Last modified: 2011-04-14 15:13:08 UTC
It's fairly common for folks, especially newbies, to post a page or upload an image file that they didn't really mean to -- testing something, or accidentally on the wrong wiki, or picked the wrong file. Currently a regular visitor can't fully delete his/her own contributions, even seconds after adding it. This ends up leading to confusion, frustration, and burden on admins as the user tries to contact someone to get it deleted, or it just sits around until someone finds it. It probably makes sense to allow a contributor to retract a new upload or page without requiring admin intervention, at least within some sensible time limit.
(In reply to comment #0) > at least within some sensible time limit. > If this is time-based, a very good eye should be kept on the Apaches' server times remaining synchronized. API login throttling once broke pretty badly because one server's clock was a few hours off, but if this ever gets implemented, even a few minutes of clock drift would be bad (newbies typically don't take the "ah, this is probably just clock drift, let's resubmit in the hopes of hitting another Apache" approach).

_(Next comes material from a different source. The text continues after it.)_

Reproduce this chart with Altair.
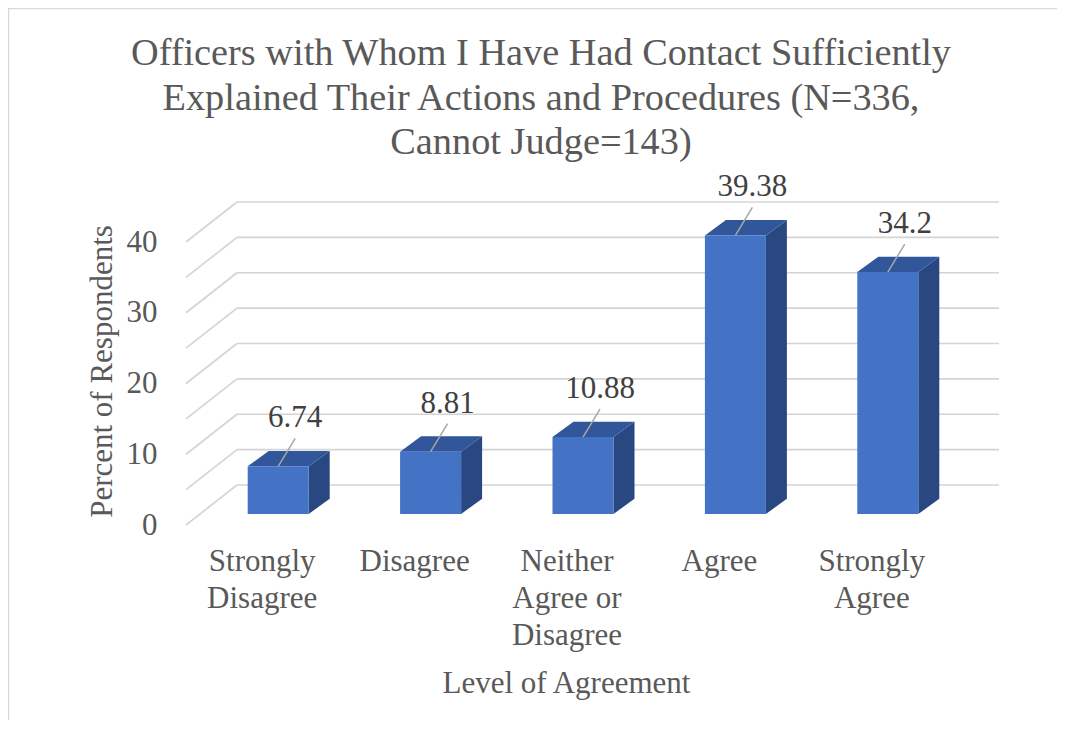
import altair as alt
import pandas as pd

# ---------------- data ----------------
categories = ["Strongly\nDisagree", "Disagree", "Neither\nAgree or\nDisagree", "Agree", "Strongly\nAgree"]
values = [6.74, 8.81, 10.88, 39.38, 34.2]
value_labels = ["6.74", "8.81", "10.88", "39.38", "34.2"]
y_ticks = [0, 5, 10, 15, 20, 25, 30, 35, 40]

title_text = ("Officers with Whom I Have Had Contact Sufficiently\n"
              "Explained Their Actions and Procedures (N=336,\n"
              "Cannot Judge=143)")
x_title = "Level of Agreement"
y_title = "Percent of Respondents"

# ---------------- geometry (pixels -> data units) ----------------
W, H = 762, 283
N = len(categories)
PX_X = W / N          # pixels per x unit
PX_Y = H / 40.0       # pixels per y unit
WALL_DX = 51 / PX_X
WALL_DY = 40 / PX_Y
BAR_SHIFT_X = 16 / PX_X
BAR_BASE_Y = 11 / PX_Y
BAR_HALF = 30.5 / PX_X
DEPTH_X = 21 / PX_X
DEPTH_Y = 15.3 / PX_Y
LEAD_DX = 17 / PX_X
LEAD_DY = 28 / PX_Y
LABEL_DY = 39 / PX_Y

FONT = "'Liberation Serif', 'Times New Roman', Times, serif"
GRAY = "#595959"
GRID = "#D4D4D4"
FRONT = "#4472C4"
TOP = "#31569A"
SIDE = "#294780"

# ---------------- tables ----------------
grid_rows, diag_rows = [], []
for t in y_ticks:
    grid_rows.append({"x": WALL_DX, "x2": N + WALL_DX, "y": t + WALL_DY, "y2": t + WALL_DY})
    diag_rows.append({"x": 0.0, "x2": WALL_DX, "y": t, "y2": t + WALL_DY})
grid_df = pd.DataFrame(grid_rows + diag_rows)

front_rows, top_rows, side_rows, lead_rows, lab_rows, cat_rows = [], [], [], [], [], []
for i, (c, v, lab) in enumerate(zip(categories, values, value_labels)):
    center = i + 0.5
    cx = center + BAR_SHIFT_X
    xl, xr = cx - BAR_HALF, cx + BAR_HALF
    base = BAR_BASE_Y
    top = v + BAR_BASE_Y
    front_rows.append({"x": xl, "x2": xr, "y": base, "y2": top})
    for xx, up, lo in [(xl, top, top), (xl + DEPTH_X, top + DEPTH_Y, top),
                       (xr, top + DEPTH_Y, top), (xr + DEPTH_X, top + DEPTH_Y, top + DEPTH_Y)]:
        top_rows.append({"bar": i, "x": xx, "y": up, "y2": lo})
    for xx, up, lo in [(xr, top, base), (xr + DEPTH_X, top + DEPTH_Y, base + DEPTH_Y)]:
        side_rows.append({"bar": i, "x": xx, "y": up, "y2": lo})
    lead_rows.append({"x": cx, "x2": cx + LEAD_DX, "y": top, "y2": top + LEAD_DY})
    lab_rows.append({"x": cx + LEAD_DX, "y": top + LABEL_DY, "label": lab})
    cat_rows.append({"x": center, "label": c})

front_df = pd.DataFrame(front_rows)
top_df = pd.DataFrame(top_rows)
side_df = pd.DataFrame(side_rows)
lead_df = pd.DataFrame(lead_rows)
lab_df = pd.DataFrame(lab_rows)
cat_df = pd.DataFrame(cat_rows)
title_df = pd.DataFrame({"label": [title_text]})

xs = alt.Scale(domain=[0, N], nice=False, zero=False)
ys = alt.Scale(domain=[0, 40], nice=False, zero=False)

# ---------------- layers ----------------
grid = alt.Chart(grid_df).mark_rule(color=GRID, strokeWidth=1.6).encode(
    x=alt.X("x:Q", scale=xs,
            axis=alt.Axis(labels=False, ticks=False, domain=False, grid=False,
                          title=x_title, titleFont=FONT, titleFontSize=31,
                          titleFontWeight="normal", titleColor=GRAY,
                          titleBaseline="alphabetic", titleY=167, titleX=380)),
    x2="x2:Q",
    y=alt.Y("y:Q", scale=ys,
            axis=alt.Axis(values=y_ticks, ticks=False, domain=False, grid=False,
                          labelFont=FONT, labelFontSize=31, labelColor=GRAY,
                          labelPadding=29, title=y_title, titleFont=FONT,
                          titleFontSize=31, titleFontWeight="normal", titleColor=GRAY,
                          titleAngle=270, titleX=-84, titleY=129,
                          titleAlign="center", titleBaseline="middle")),
    y2="y2:Q",
)

side = alt.Chart(side_df).mark_area(color=SIDE, interpolate="linear").encode(
    x=alt.X("x:Q", scale=xs), y=alt.Y("y:Q", scale=ys, stack=None), y2="y2:Q",
    detail="bar:N",
)
topf = alt.Chart(top_df).mark_area(color=TOP, interpolate="linear").encode(
    x=alt.X("x:Q", scale=xs), y=alt.Y("y:Q", scale=ys, stack=None), y2="y2:Q",
    detail="bar:N",
)
front = alt.Chart(front_df).mark_rect(color=FRONT).encode(
    x=alt.X("x:Q", scale=xs), x2="x2:Q", y=alt.Y("y:Q", scale=ys), y2="y2:Q",
)
leaders = alt.Chart(lead_df).mark_rule(color="#A6A6A6", strokeWidth=1.5).encode(
    x=alt.X("x:Q", scale=xs), x2="x2:Q", y=alt.Y("y:Q", scale=ys), y2="y2:Q",
)
labels = alt.Chart(lab_df).mark_text(
    font=FONT, fontSize=31, color="#404040", align="center", baseline="alphabetic"
).encode(x=alt.X("x:Q", scale=xs), y=alt.Y("y:Q", scale=ys), text="label:N")

cats = alt.Chart(cat_df).mark_text(
    font=FONT, fontSize=31, color=GRAY, align="center", baseline="alphabetic",
    lineBreak="\n", lineHeight=37,
).encode(x=alt.X("x:Q", scale=xs), y=alt.value(329), text="label:N")

title = alt.Chart(title_df).mark_text(
    font=FONT, fontSize=38.3, color=GRAY, align="center", baseline="alphabetic",
    lineBreak="\n", lineHeight=44.5,
).encode(x=alt.value(355), y=alt.value(-177), text="label:N")

border = alt.Chart(pd.DataFrame({"a": [0]})).mark_rect(
    fill="transparent", stroke="#D9D9D9", strokeWidth=1.5
).encode(x=alt.value(-177.5), x2=alt.value(1000), y=alt.value(-233.5), y2=alt.value(800))

chart = alt.layer(border, grid, side, topf, front, leaders, labels, cats, title).properties(
    width=W, height=H,
    autosize=alt.AutoSizeParams(type="none"),
    padding={"left": 178, "top": 234, "right": 109, "bottom": 195},
).configure(background="white").configure_view(strokeWidth=0)

chart.save("out.html", embed_options={"renderer": "svg", "actions": False})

If "sensible time limit" happened to coincide exactly with the maximum age of the recentchanges table, it would make things much easier :D "if everything that needs to be deleted is still in the table, then go" would be reliable (and it would all need to be deleted anyway).

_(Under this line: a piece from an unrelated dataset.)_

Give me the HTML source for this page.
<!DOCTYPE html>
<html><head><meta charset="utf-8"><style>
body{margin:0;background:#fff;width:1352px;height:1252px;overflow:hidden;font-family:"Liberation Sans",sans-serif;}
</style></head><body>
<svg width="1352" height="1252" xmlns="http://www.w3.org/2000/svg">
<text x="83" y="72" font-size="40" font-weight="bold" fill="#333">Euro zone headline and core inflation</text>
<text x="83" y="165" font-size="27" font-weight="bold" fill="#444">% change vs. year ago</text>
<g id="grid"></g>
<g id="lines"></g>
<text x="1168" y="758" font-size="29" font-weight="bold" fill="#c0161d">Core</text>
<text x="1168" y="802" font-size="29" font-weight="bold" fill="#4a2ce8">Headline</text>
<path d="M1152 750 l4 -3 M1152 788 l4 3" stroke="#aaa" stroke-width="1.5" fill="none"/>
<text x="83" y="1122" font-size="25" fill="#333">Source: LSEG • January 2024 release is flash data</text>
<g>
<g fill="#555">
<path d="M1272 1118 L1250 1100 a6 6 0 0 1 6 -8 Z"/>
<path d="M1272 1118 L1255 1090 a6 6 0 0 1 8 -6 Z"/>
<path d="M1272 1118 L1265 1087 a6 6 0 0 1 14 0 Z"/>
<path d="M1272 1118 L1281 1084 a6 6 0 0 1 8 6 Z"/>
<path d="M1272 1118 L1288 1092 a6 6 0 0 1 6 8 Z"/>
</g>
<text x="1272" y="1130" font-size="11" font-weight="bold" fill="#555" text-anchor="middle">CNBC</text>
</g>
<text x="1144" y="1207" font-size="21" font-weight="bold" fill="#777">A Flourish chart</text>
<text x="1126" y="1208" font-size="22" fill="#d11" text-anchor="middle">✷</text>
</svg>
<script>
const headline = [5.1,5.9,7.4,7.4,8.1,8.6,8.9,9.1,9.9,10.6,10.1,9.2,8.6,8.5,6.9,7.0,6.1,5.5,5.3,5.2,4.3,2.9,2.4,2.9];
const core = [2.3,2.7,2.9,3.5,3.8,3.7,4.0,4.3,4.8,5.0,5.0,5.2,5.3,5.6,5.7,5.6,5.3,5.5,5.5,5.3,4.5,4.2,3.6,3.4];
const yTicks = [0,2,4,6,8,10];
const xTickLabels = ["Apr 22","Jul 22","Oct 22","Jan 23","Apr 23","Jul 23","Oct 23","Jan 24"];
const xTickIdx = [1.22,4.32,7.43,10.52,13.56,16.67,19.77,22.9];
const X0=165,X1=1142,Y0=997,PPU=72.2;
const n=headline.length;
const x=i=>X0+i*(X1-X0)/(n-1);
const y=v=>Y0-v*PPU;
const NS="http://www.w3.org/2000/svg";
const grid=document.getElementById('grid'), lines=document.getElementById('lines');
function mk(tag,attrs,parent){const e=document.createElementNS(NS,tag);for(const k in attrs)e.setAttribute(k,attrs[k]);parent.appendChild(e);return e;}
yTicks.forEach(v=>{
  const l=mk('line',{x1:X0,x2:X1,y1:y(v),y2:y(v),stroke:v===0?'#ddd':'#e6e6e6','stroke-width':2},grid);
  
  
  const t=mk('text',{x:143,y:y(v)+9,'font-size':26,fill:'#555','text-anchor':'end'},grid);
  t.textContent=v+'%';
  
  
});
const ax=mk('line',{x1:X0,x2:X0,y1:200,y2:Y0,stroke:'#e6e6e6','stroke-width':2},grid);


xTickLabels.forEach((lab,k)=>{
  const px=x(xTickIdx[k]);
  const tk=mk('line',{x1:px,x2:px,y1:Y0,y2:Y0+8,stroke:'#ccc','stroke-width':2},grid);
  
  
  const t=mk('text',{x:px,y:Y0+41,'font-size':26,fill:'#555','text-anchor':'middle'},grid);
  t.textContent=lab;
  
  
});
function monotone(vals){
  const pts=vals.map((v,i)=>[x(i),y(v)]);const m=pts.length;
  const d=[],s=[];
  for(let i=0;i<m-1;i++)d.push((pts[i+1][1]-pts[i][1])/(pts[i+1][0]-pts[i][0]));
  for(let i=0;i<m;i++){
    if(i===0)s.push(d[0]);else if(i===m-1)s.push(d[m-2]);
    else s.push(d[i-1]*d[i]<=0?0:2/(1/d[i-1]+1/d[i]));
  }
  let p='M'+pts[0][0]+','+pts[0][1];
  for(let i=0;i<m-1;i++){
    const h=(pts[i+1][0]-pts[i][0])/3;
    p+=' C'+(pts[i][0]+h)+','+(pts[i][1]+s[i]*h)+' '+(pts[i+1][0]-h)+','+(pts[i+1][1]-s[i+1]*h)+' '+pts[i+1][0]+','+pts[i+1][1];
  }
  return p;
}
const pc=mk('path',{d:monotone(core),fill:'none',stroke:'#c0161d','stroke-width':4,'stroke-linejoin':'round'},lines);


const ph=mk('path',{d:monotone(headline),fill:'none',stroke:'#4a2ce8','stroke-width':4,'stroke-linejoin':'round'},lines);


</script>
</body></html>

This seems like a dupe of bug 14325 (though that is more about making pages deletable if the current user is the only author) or bug 17309 (which is more about users deleting pages in their own namespace).

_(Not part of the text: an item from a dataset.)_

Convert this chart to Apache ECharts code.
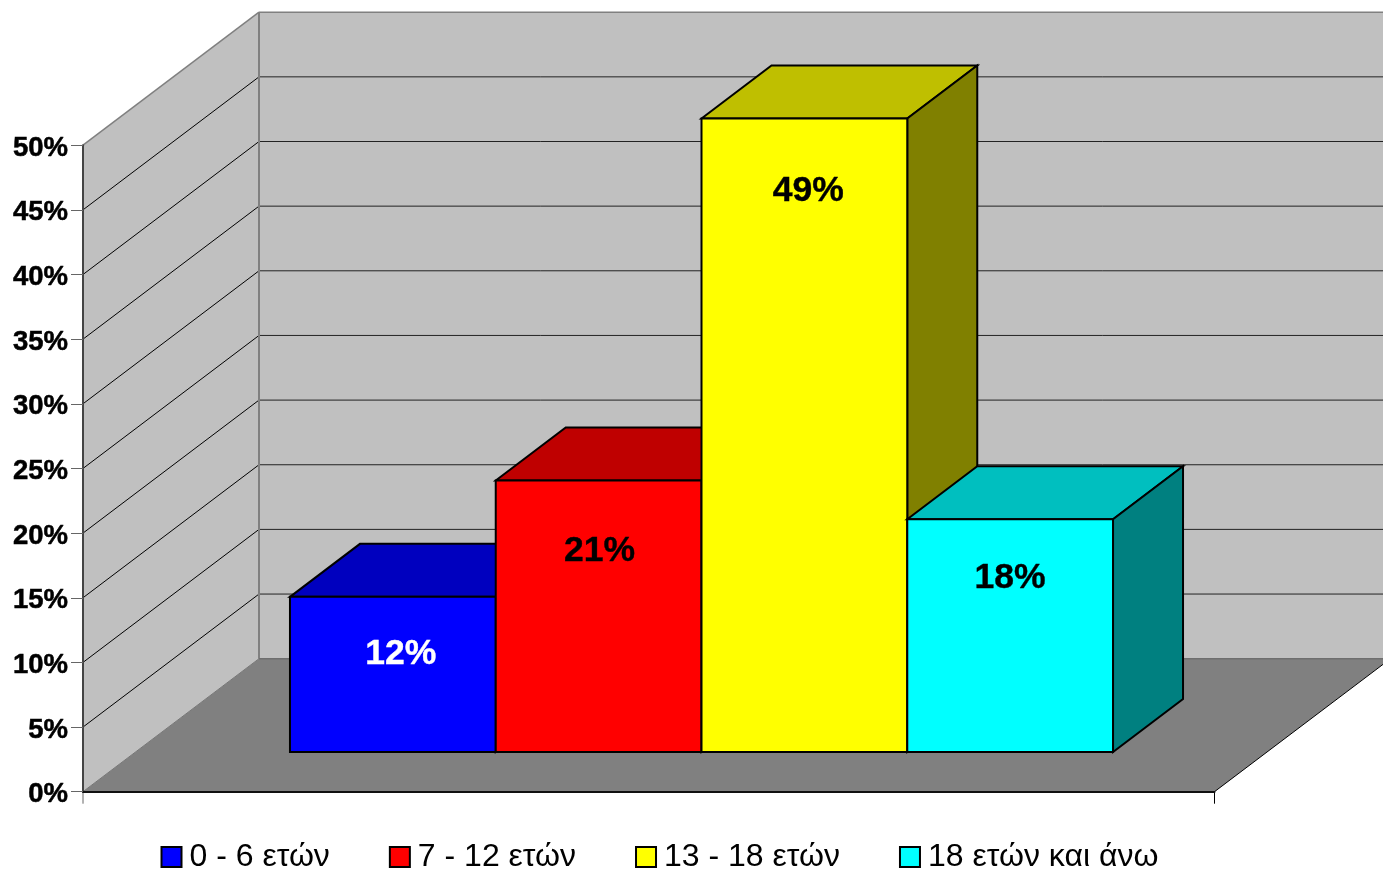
<!DOCTYPE html>
<html><head><meta charset="utf-8">
<style>html,body{margin:0;padding:0;background:#fff}#c{width:1383px;height:870px}</style>
<script src="https://cdn.jsdelivr.net/npm/echarts@6/dist/echarts.min.js"></script>
</head><body><div id="c"></div>
<script>
const categories = ['Ηλικία'];
const seriesNames = ['0 - 6 ετών', '7 - 12 ετών', '13 - 18 ετών', '18 ετών και άνω'];
const seriesValues = [12, 21, 49, 18];
const gridTicks = [5, 10, 15, 20, 25, 30, 35, 40, 45];

const frontColors = ['#0000ff', '#ff0000', '#ffff00', '#00ffff'];
const topColors = ['#0000bf', '#bf0000', '#bfbf00', '#00bfbf'];
const sideColors = ['#000080', '#800000', '#808000', '#008080'];
const labelColors = ['#fff', '#000', '#000', '#000'];
const labelShift = [[8, 57], [1, 71], [4, 73], [0, 59]];

const WALL_DX = 176, WALL_DY = -133;
const BAR_DX = 70, BAR_DY = -53;
const GAP_DX = 52.75, GAP_DY = -39.7;
const BAR_SHARE = 0.7274;
const TICK_LEN = 12;

const poly = (points, fill, stroke, lw, z2) => ({
  type: 'polygon', z2: z2 || 0, shape: { points },
  style: { fill, stroke: stroke || 'none', lineWidth: lw || 0, lineJoin: 'miter' }
});
const line = (p, q, stroke, lw, z2) => ({
  type: 'line', z2: z2 || 1,
  shape: { x1: p[0], y1: p[1], x2: q[0], y2: q[1] },
  style: { stroke, lineWidth: lw, fill: 'none' }
});

function renderBackdrop(params, api) {
  const c0 = api.coord([0, 0]);
  const band = api.size([1, 0])[0];
  const L = c0[0] - band / 2, R = c0[0] + band / 2, B = c0[1];
  const T = api.coord([0, 50])[1];
  const kids = [];
  const bx = L + WALL_DX, rx = R + WALL_DX;
  kids.push(poly([[bx, T + WALL_DY], [rx, T + WALL_DY], [rx, B + WALL_DY], [bx, B + WALL_DY]], '#c0c0c0'));
  kids.push(poly([[L, T], [bx, T + WALL_DY], [bx, B + WALL_DY], [L, B]], '#c0c0c0'));
  gridTicks.forEach(v => {
    const y = api.coord([0, v])[1];
    kids.push(line([L, y], [bx, y + WALL_DY], '#000', 1));
    kids.push(line([bx, y + WALL_DY], [rx, y + WALL_DY], '#222', 1));
  });
  kids.push(line([L, T], [bx, T + WALL_DY], '#808080', 1.5, 2));
  kids.push(line([bx, T + WALL_DY], [rx, T + WALL_DY], '#808080', 1.5, 2));
  kids.push(line([bx, T + WALL_DY], [bx, B + WALL_DY], '#808080', 2, 2));
  kids.push(poly([[L, B], [bx, B + WALL_DY], [rx, B + WALL_DY], [R, B]], '#808080', null, 0, 3));
  kids.push(line([bx, B + WALL_DY], [rx, B + WALL_DY], '#6e6e6e', 1.5, 4));
  kids.push(line([L, B], [bx, B + WALL_DY], '#767676', 1, 4));
  kids.push(line([R, B], [rx, B + WALL_DY], '#000', 1, 4));
  kids.push(line([L, B], [L, B + TICK_LEN], '#666', 1, 4));
  kids.push(line([R, B], [R, B + TICK_LEN], '#000', 1, 4));
  return { type: 'group', children: kids };
}

function makeBarRender(i) {
  return function (params, api) {
    const val = api.value(1);
    const c0 = api.coord([0, 0]);
    const top = api.coord([0, val])[1] + GAP_DY;
    const base = c0[1] + GAP_DY;
    const band = api.size([1, 0])[0];
    const w = band * BAR_SHARE / seriesValues.length;
    const x0 = c0[0] + GAP_DX - w * seriesValues.length / 2 + w * i;
    const x1 = x0 + w;
    const S = '#000', LW = 2;
    const kids = [
      poly([[x0, top], [x0 + BAR_DX, top + BAR_DY], [x1 + BAR_DX, top + BAR_DY], [x1, top]], topColors[i], S, LW),
      poly([[x1, top], [x1 + BAR_DX, top + BAR_DY], [x1 + BAR_DX, base + BAR_DY], [x1, base]], sideColors[i], S, LW),
      poly([[x0, top], [x1, top], [x1, base], [x0, base]], frontColors[i], S, LW),
      { type: 'text', z2: 5, style: {
          x: (x0 + x1) / 2 + labelShift[i][0], y: top + labelShift[i][1],
          text: val + '%', fill: labelColors[i], align: 'center', verticalAlign: 'middle',
          stroke: labelColors[i], lineWidth: 0.4,
          font: 'bold 35.5px "Liberation Sans", Arial, sans-serif' } }
    ];
    return { type: 'group', children: kids };
  };
}

const chart = echarts.init(document.getElementById('c'), null, { renderer: 'canvas' });
chart.setOption({
  animation: false,
  backgroundColor: '#fff',
  grid: { left: 83, right: 168.5, top: 145.2, bottom: 78.3, containLabel: false },
  legend: {
    left: 160.5, top: 841, padding: 0, itemWidth: 20, itemHeight: 20, itemGap: 59,
    icon: 'rect', selectedMode: false,
    data: seriesNames,
    itemStyle: { borderColor: '#000', borderWidth: 2 },
    textStyle: { fontFamily: '"Liberation Sans", Arial, sans-serif', fontSize: 32, color: '#000', padding: [0, 0, 0, 3] }
  },
  xAxis: {
    type: 'category', data: categories, z: 10,
    axisLine: { lineStyle: { color: '#111', width: 2 } },
    axisTick: { show: false },
    axisLabel: { show: false }, splitLine: { show: false }
  },
  yAxis: {
    type: 'value', min: 0, max: 50, interval: 5, z: 10,
    axisLine: { show: true, lineStyle: { color: '#444', width: 2 } },
    axisTick: { show: true, length: 12, lineStyle: { color: '#666', width: 1 } },
    axisLabel: { formatter: '{value}%', margin: 15, color: '#000', verticalAlign: 'top', padding: [-11, 0, 0, 0],
      textBorderColor: '#000', textBorderWidth: 0.5,
      fontFamily: '"Liberation Sans", Arial, sans-serif', fontWeight: 'bold', fontSize: 27.5 },
    splitLine: { show: false }
  },
  series: [
    { type: 'custom', name: 'backdrop', z: 1, silent: true, renderItem: renderBackdrop,
      encode: { x: 0, y: 1 }, data: [[0, 0]] }
  ].concat(seriesNames.map((name, i) => ({
    type: 'custom', name, z: 3 + i, renderItem: makeBarRender(i),
    itemStyle: { color: frontColors[i] },
    encode: { x: 0, y: 1 }, data: [[0, seriesValues[i]]]
  })))
});
</script></body></html>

Maybe some discussion of which of these circumstances a user should be able to delete their own addition, would be sensible. ie, should a non-admin user be allowed to delete a page where they are the sole editor: 1/ in their userspace, on all pages, or never 2/ if it has had one, up to <N>, or any number of edits 3/ for a limited amount of time, or any time Useful abilities, but their deployment would be a policy matter for individual projects. Those would probably be the most obvious parameters.